Quinze anos é tempo à beça para a música popular brasileira. Nos últimos, então, foi possível acompanhar a passagem nada silenciosa de calouros em reality shows, sertanejos universitários, funkeiros ostentação, cantorxs LGBT — e, com eles, toda a problematização associada. Porque, no mesmo período, a internet se expandiu como nunca, e, com ela, também o trânsito de opiniões: de lá para cá, nenhuma letra de canção, entrevista ou atitude inconsequente no palco passou mais despercebida ou impune pelo público. Bate-bocas entre fãs de diferentes estilos — entre artistas, inclusive — eclodiram e ganharam um inédito nível de exposição. Foram 15 anos que equivalem a 75, o tempo que o cometa Halley leva para passar na Terra. Foi o tempo que os Tribalistas levaram para lançar um outro disco.

Como a mais bela tribo, dos mais belos índios, um super grupo da MPB desceu à Terra de uma estrela colorida brilhante na noite de quarta-feira. Em uma transmissão-surpresa por live do Facebook — a versão moderna, sem intermediários, da velha coletiva de imprensa —, Marisa Monte, Carlinhos Brown e Arnaldo Antunes apresentaram ao vivo quatro das 10 músicas de seu novo álbum como Tribalistas, que lançarão no fim do mês.
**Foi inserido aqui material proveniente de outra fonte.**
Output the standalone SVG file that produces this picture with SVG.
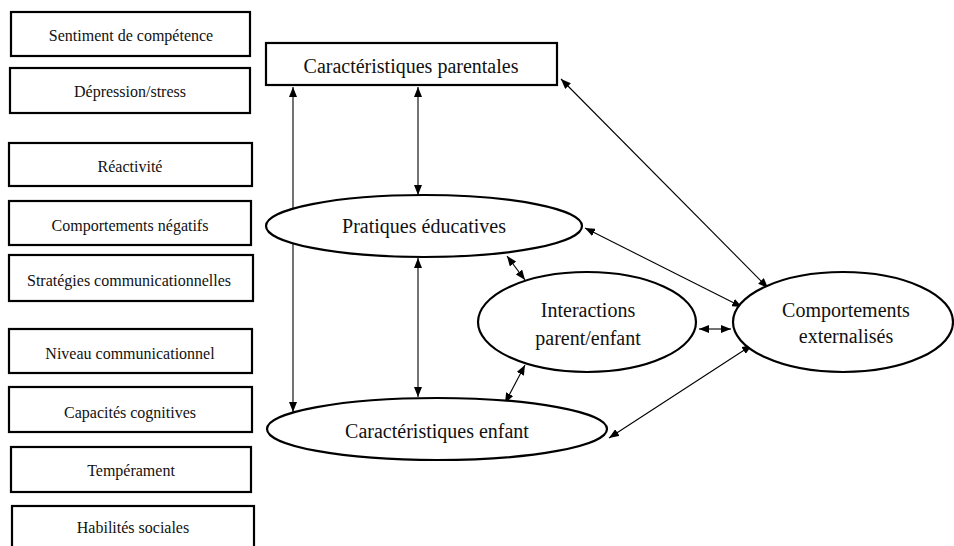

Quinze anos depois, o momento não poderia ser mais adequado para a volta. Artistas com carreiras solo estáveis, eles obtêm juntos um valor artístico maior do que a soma das partes — são um conceito, uma narrativa de MPB, tanto quanto os renascidos Novos Baianos ou a Trinca de Ases de Gil, Gal e Nando Reis. E, em tempos de compromisso com a diversidade, os Tribalistas são uma mulher, um negro e um branco. Com um punhado de canções.

Mas se em 2017 a música brasileira está cindida estética e politicamente, isso não transparece nas novas músicas apresentadas pelos Tribalistas. Predominantemente acústicas, delicadamente tecidas, e sem filiação a nenhum gênero específico (brasileiro ou estrangeiro), elas dançam entre o pop e o rebuscamento, sem novidades, atendendo às expectativas do público do grupo — são o mínimo denominador comum de uma MPB que resiste à barbárie. Com um quê de fado e a leitura em voz grave, por Arnaldo, de trechos de poemas de Sousândrade e Castro Alves, “Diáspora” exibe a cena de um “center shopping superlotado de retirantes, refugiados” em seu lamento acerca dos deslocamentos forçados das populações. E “Um só” usa de construções bem-humoradas (“somos da quadrilha / viva São João”) para comentar, de forma amena, as polarizações do Brasil atual.

E essa foi a porção mais aguerrida do pacote de canções. “Fora da memória” busca na poesia o encanto para ser o “Velha infância” do disco, e “Aliança” conjuga a ideia de felicidade, de amor com desejo, às imagens de um altar, véu e grinalda, lua de mel e chuva de arroz. Bem quando o personagem da “Tua cantiga”, a nova de Chico Buarque, ameaça “largar mulher e filhos”, os Tribalistas chegam para trazer a paz.